Madame Théodora Dupont décrit comment on fait la récolte de ce foin à l’embouchure de la rivière Ouelle, dans le secteur connu sous le nom de L’Éventail : 
 
« Tous les automnes, les cultivateurs de Sainte-Anne, qui avaient accès au fleuve, faisaient de ce foin (i.e. herbe salée communément appelée rouche) dont les animaux étaient friands. C’est à cet endroit que nous apercevions les meules de foin se multiplier de l’autre côté de la rivière. Seuls les bœufs pouvaient être employés à ce travail. On n’aurait pu s’y aventurer avec un cheval. Mais, l’hiver sur un sleigh, se transportait ce fourrage aux bâtisses avec des chevaux. La chose était rendue facile à cette époque parce que le sol était durci par la gelée et la glace. Mais en 1937, le gouvernement fit creuser un « aboiteau » ce qui rendit le terrain cultivable sur une grande étendue. »
 
À l’île aux Grues, la récolte de foin dépasse de beaucoup les besoins.

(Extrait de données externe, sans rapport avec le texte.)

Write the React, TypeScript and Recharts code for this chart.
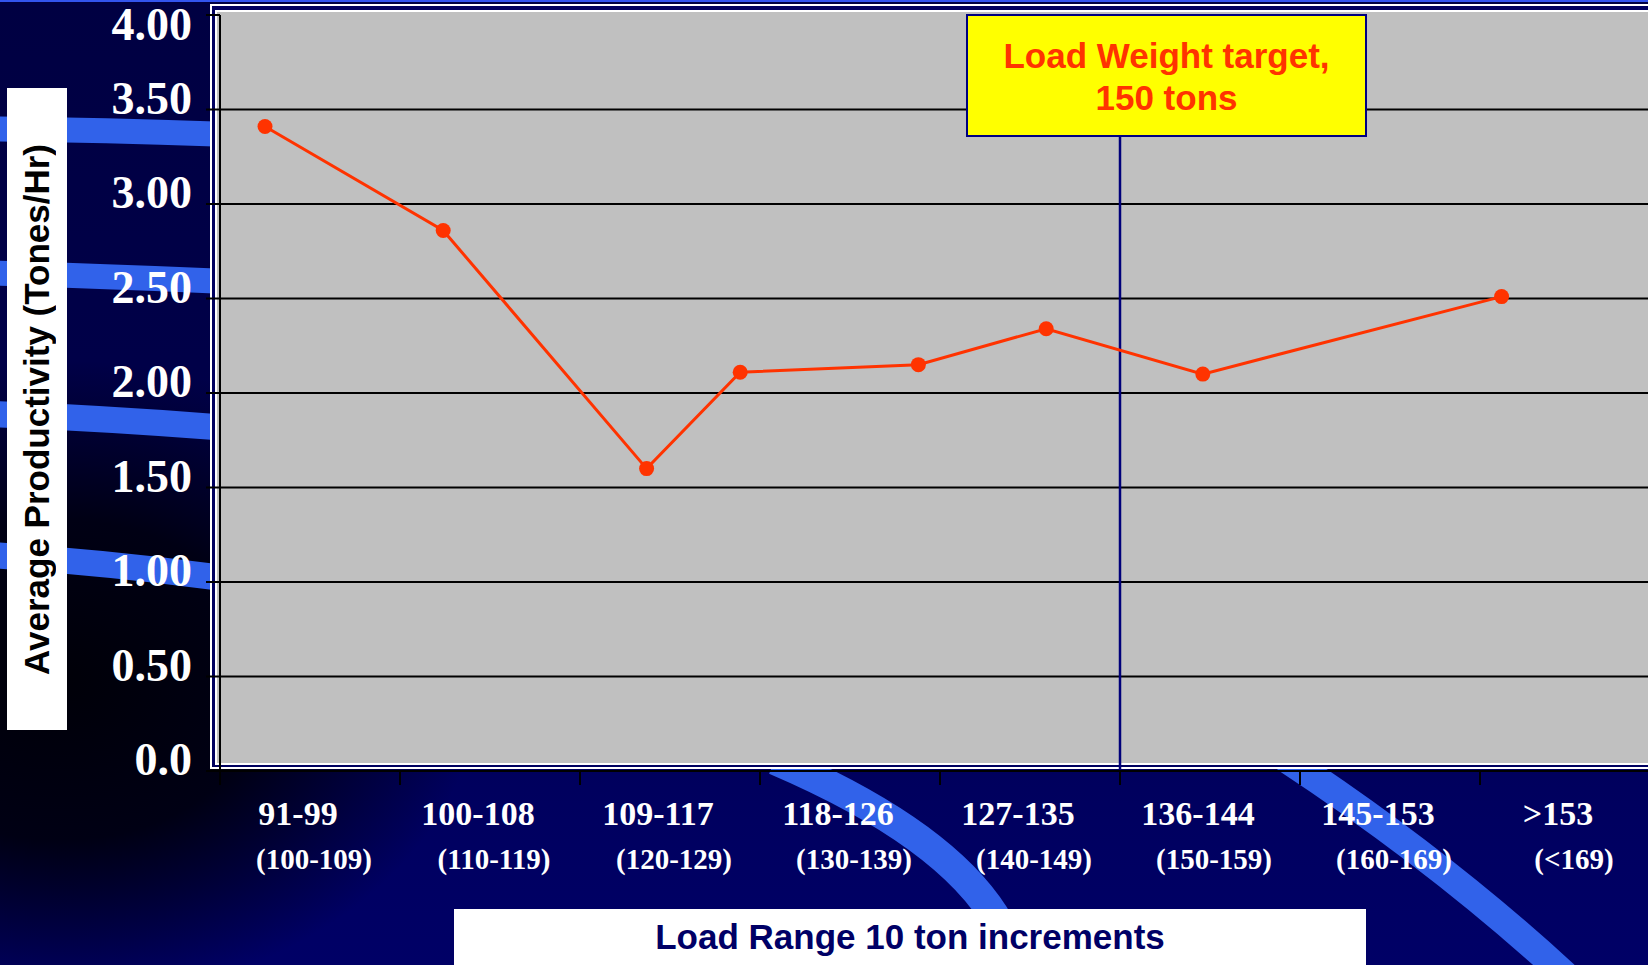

Au début de la colonie, les habitants des environs de Québec s’approvisionnaient auprès des insulaires. Plus tard, au XIXe siècle, les habitants de Petite-Rivière-Saint-François et d’autres villages y viennent aussi. Jean-Marie Lemieux explique : 
 
« Des goélettes profitaient des grandes marées pour pénétrer sur les battures par le côté nord ou le côté sud et venaient à une date prévue d’avance. Les cultivateurs qui avaient accepté de vendre le foin engageaient une dizaine d’hommes pour faire le chargement […] qui devait se faire à marée basse. 
 
Le foin était lié à la main sous forme de bottes, chargé sur les voitures et hissé sur la goélette échouée. On ne disposait que d’une marée et il fallait se hâter ; quelquefois, à la fin du chargement, il fallait se dépêcher encore plus, car les chevaux avaient l’eau au poitrail et, lorsque la marée était haute, la goélette reprenait la mer. Ces hommes qu’on avait engagés devaient fournir une quantité considérable d’énergie et c’est à qui serait le plus habile et le plus rapide pour faire les liens, attacher les bottes et les mettre à bord. Le propriétaire devait les nourrir durant ce travail et ceci nécessitait de la part des femmes la confection massive de tartes, de pain et de victuailles de toutes sortes que l’on allait porter sur la batture et il avait fallu quelquefois la nuit entière pour préparer toute cette nourriture. »
 
Curieusement, le pacage des animaux sur les battures du fleuve et récolte du foin de grève ont laissé peu de traces dans la mémoire collective. Cependant, ces usages séculaires ont joué un rôle très important dans l’histoire de l’agriculture sur la Côte-du-Sud et dans d’autres régions du Québec. Cela tient probablement au fait que l’élevage était considéré comme une activité marginale par rapport à la production céréalière.
 
 
Bibliographie :

Dupont, Théodora. Mes mémoires. La Pocatière, s.n., 1980. 712 p.
La Rue, Hubert. Petit manuel d'agriculture: à l'usage des écoles élémentaires. Québec, Léger Rousseau, 1870. 66 p.
Lemieux, Jean-Marie. L’île aux Grues et l’île aux Oies. Montréal, Leméac, 1978. 190 p.
Refonte des rapports de la Société d’industrie laitière, vol. 1.